"""
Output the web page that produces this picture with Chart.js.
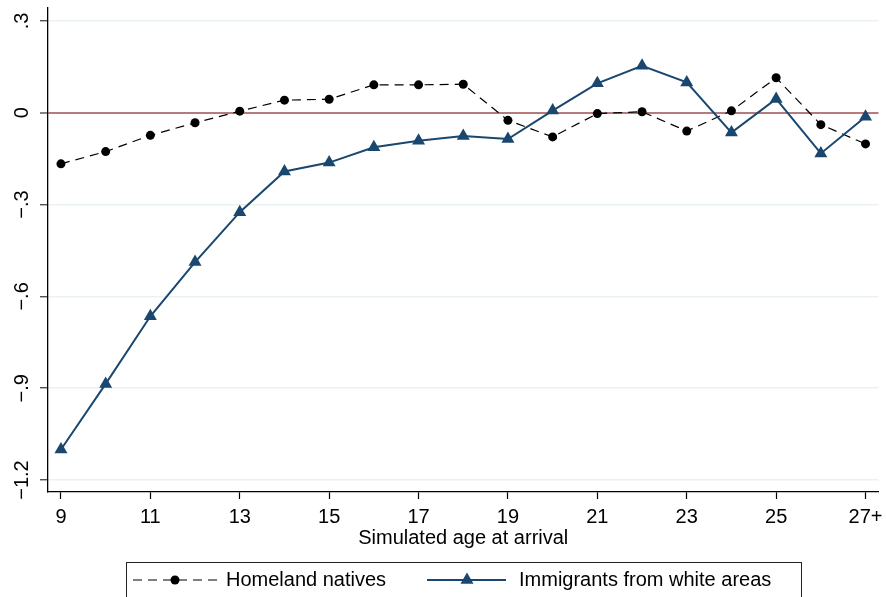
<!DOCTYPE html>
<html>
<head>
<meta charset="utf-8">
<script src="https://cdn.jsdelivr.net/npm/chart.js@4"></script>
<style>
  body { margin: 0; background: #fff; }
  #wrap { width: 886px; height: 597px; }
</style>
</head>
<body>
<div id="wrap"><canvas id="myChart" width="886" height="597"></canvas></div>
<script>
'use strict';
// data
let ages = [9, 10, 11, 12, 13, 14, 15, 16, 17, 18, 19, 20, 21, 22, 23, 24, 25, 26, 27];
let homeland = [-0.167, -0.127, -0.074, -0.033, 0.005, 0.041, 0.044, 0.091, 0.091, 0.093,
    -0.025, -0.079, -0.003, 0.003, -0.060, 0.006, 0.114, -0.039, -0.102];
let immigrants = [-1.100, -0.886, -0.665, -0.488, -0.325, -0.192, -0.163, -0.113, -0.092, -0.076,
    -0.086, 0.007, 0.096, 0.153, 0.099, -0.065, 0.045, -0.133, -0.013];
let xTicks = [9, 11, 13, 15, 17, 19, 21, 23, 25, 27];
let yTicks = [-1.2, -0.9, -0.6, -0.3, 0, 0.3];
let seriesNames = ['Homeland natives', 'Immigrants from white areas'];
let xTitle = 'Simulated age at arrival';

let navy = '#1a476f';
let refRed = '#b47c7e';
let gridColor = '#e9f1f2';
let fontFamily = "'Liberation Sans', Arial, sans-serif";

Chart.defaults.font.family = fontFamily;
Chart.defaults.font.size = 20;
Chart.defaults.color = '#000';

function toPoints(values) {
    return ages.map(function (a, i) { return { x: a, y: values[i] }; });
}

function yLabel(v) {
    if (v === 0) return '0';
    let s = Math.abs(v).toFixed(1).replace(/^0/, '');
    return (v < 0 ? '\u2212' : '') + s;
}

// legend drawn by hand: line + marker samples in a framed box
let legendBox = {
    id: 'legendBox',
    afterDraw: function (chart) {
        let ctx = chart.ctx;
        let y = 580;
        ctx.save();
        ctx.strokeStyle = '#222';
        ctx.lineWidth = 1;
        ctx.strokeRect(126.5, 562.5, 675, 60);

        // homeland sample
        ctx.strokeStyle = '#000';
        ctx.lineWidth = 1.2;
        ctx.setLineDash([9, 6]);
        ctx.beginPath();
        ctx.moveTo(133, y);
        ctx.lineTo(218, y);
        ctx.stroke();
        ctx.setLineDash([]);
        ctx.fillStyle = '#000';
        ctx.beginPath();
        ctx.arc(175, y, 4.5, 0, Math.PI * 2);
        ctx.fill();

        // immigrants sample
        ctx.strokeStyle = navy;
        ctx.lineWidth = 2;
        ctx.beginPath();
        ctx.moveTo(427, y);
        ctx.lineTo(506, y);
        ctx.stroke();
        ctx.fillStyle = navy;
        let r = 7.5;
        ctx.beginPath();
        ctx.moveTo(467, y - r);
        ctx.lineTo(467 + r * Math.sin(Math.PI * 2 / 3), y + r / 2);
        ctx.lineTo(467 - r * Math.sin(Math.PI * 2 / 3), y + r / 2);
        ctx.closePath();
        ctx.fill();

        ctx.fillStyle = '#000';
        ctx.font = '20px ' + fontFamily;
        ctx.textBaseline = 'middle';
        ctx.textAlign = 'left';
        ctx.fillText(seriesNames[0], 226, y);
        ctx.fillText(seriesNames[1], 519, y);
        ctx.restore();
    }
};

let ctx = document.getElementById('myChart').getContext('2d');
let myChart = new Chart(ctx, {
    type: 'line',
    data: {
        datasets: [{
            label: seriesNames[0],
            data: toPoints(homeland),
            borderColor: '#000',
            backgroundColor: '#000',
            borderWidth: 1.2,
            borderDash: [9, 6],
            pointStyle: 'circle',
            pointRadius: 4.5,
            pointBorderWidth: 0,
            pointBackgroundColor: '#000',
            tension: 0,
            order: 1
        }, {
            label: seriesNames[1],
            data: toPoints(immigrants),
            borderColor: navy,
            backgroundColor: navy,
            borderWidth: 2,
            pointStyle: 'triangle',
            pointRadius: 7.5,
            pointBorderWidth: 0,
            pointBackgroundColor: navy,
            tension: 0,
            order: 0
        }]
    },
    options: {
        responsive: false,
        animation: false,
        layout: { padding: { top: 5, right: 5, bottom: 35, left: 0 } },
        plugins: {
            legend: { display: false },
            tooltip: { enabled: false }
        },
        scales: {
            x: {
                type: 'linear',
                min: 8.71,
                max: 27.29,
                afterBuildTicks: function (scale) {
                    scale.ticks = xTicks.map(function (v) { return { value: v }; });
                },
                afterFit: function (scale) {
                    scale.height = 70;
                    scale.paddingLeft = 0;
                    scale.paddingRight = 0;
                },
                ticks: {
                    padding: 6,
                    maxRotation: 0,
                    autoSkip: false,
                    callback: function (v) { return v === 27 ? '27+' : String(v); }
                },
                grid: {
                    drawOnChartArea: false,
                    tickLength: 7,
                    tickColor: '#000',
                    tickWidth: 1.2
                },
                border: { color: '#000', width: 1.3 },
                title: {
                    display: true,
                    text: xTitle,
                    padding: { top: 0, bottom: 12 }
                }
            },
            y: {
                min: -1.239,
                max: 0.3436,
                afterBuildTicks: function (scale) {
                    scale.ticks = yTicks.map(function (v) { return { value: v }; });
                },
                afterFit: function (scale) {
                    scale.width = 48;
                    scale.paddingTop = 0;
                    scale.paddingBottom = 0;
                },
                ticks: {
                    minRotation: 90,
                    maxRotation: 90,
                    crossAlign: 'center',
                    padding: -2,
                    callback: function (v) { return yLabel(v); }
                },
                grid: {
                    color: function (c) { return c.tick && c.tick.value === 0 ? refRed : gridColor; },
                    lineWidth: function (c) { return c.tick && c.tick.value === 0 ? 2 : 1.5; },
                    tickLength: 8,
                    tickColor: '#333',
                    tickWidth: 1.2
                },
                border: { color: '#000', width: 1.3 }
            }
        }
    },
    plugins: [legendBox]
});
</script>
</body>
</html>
"""
**Exercise**
Transcribe the material exactly, leaving every picture out.

**Result for this exercise**
Output the web page that produces this picture with Chart.js.
<!DOCTYPE html>
<html>
<head>
<meta charset="utf-8">
<script src="https://cdn.jsdelivr.net/npm/chart.js@4"></script>
<style>
  body { margin: 0; background: #fff; }
  #wrap { width: 886px; height: 597px; }
</style>
</head>
<body>
<div id="wrap"><canvas id="myChart" width="886" height="597"></canvas></div>
<script>
'use strict';
// data
let ages = [9, 10, 11, 12, 13, 14, 15, 16, 17, 18, 19, 20, 21, 22, 23, 24, 25, 26, 27];
let homeland = [-0.167, -0.127, -0.074, -0.033, 0.005, 0.041, 0.044, 0.091, 0.091, 0.093,
    -0.025, -0.079, -0.003, 0.003, -0.060, 0.006, 0.114, -0.039, -0.102];
let immigrants = [-1.100, -0.886, -0.665, -0.488, -0.325, -0.192, -0.163, -0.113, -0.092, -0.076,
    -0.086, 0.007, 0.096, 0.153, 0.099, -0.065, 0.045, -0.133, -0.013];
let xTicks = [9, 11, 13, 15, 17, 19, 21, 23, 25, 27];
let yTicks = [-1.2, -0.9, -0.6, -0.3, 0, 0.3];
let seriesNames = ['Homeland natives', 'Immigrants from white areas'];
let xTitle = 'Simulated age at arrival';

let navy = '#1a476f';
let refRed = '#b47c7e';
let gridColor = '#e9f1f2';
let fontFamily = "'Liberation Sans', Arial, sans-serif";

Chart.defaults.font.family = fontFamily;
Chart.defaults.font.size = 20;
Chart.defaults.color = '#000';

function toPoints(values) {
    return ages.map(function (a, i) { return { x: a, y: values[i] }; });
}

function yLabel(v) {
    if (v === 0) return '0';
    let s = Math.abs(v).toFixed(1).replace(/^0/, '');
    return (v < 0 ? '\u2212' : '') + s;
}

// legend drawn by hand: line + marker samples in a framed box
let legendBox = {
    id: 'legendBox',
    afterDraw: function (chart) {
        let ctx = chart.ctx;
        let y = 580;
        ctx.save();
        ctx.strokeStyle = '#222';
        ctx.lineWidth = 1;
        ctx.strokeRect(126.5, 562.5, 675, 60);

        // homeland sample
        ctx.strokeStyle = '#000';
        ctx.lineWidth = 1.2;
        ctx.setLineDash([9, 6]);
        ctx.beginPath();
        ctx.moveTo(133, y);
        ctx.lineTo(218, y);
        ctx.stroke();
        ctx.setLineDash([]);
        ctx.fillStyle = '#000';
        ctx.beginPath();
        ctx.arc(175, y, 4.5, 0, Math.PI * 2);
        ctx.fill();

        // immigrants sample
        ctx.strokeStyle = navy;
        ctx.lineWidth = 2;
        ctx.beginPath();
        ctx.moveTo(427, y);
        ctx.lineTo(506, y);
        ctx.stroke();
        ctx.fillStyle = navy;
        let r = 7.5;
        ctx.beginPath();
        ctx.moveTo(467, y - r);
        ctx.lineTo(467 + r * Math.sin(Math.PI * 2 / 3), y + r / 2);
        ctx.lineTo(467 - r * Math.sin(Math.PI * 2 / 3), y + r / 2);
        ctx.closePath();
        ctx.fill();

        ctx.fillStyle = '#000';
        ctx.font = '20px ' + fontFamily;
        ctx.textBaseline = 'middle';
        ctx.textAlign = 'left';
        ctx.fillText(seriesNames[0], 226, y);
        ctx.fillText(seriesNames[1], 519, y);
        ctx.restore();
    }
};

let ctx = document.getElementById('myChart').getContext('2d');
let myChart = new Chart(ctx, {
    type: 'line',
    data: {
        datasets: [{
            label: seriesNames[0],
            data: toPoints(homeland),
            borderColor: '#000',
            backgroundColor: '#000',
            borderWidth: 1.2,
            borderDash: [9, 6],
            pointStyle: 'circle',
            pointRadius: 4.5,
            pointBorderWidth: 0,
            pointBackgroundColor: '#000',
            tension: 0,
            order: 1
        }, {
            label: seriesNames[1],
            data: toPoints(immigrants),
            borderColor: navy,
            backgroundColor: navy,
            borderWidth: 2,
            pointStyle: 'triangle',
            pointRadius: 7.5,
            pointBorderWidth: 0,
            pointBackgroundColor: navy,
            tension: 0,
            order: 0
        }]
    },
    options: {
        responsive: false,
        animation: false,
        layout: { padding: { top: 5, right: 5, bottom: 35, left: 0 } },
        plugins: {
            legend: { display: false },
            tooltip: { enabled: false }
        },
        scales: {
            x: {
                type: 'linear',
                min: 8.71,
                max: 27.29,
                afterBuildTicks: function (scale) {
                    scale.ticks = xTicks.map(function (v) { return { value: v }; });
                },
                afterFit: function (scale) {
                    scale.height = 70;
                    scale.paddingLeft = 0;
                    scale.paddingRight = 0;
                },
                ticks: {
                    padding: 6,
                    maxRotation: 0,
                    autoSkip: false,
                    callback: function (v) { return v === 27 ? '27+' : String(v); }
                },
                grid: {
                    drawOnChartArea: false,
                    tickLength: 7,
                    tickColor: '#000',
                    tickWidth: 1.2
                },
                border: { color: '#000', width: 1.3 },
                title: {
                    display: true,
                    text: xTitle,
                    padding: { top: 0, bottom: 12 }
                }
            },
            y: {
                min: -1.239,
                max: 0.3436,
                afterBuildTicks: function (scale) {
                    scale.ticks = yTicks.map(function (v) { return { value: v }; });
                },
                afterFit: function (scale) {
                    scale.width = 48;
                    scale.paddingTop = 0;
                    scale.paddingBottom = 0;
                },
                ticks: {
                    minRotation: 90,
                    maxRotation: 90,
                    crossAlign: 'center',
                    padding: -2,
                    callback: function (v) { return yLabel(v); }
                },
                grid: {
                    color: function (c) { return c.tick && c.tick.value === 0 ? refRed : gridColor; },
                    lineWidth: function (c) { return c.tick && c.tick.value === 0 ? 2 : 1.5; },
                    tickLength: 8,
                    tickColor: '#333',
                    tickWidth: 1.2
                },
                border: { color: '#000', width: 1.3 }
            }
        }
    },
    plugins: [legendBox]
});
</script>
</body>
</html>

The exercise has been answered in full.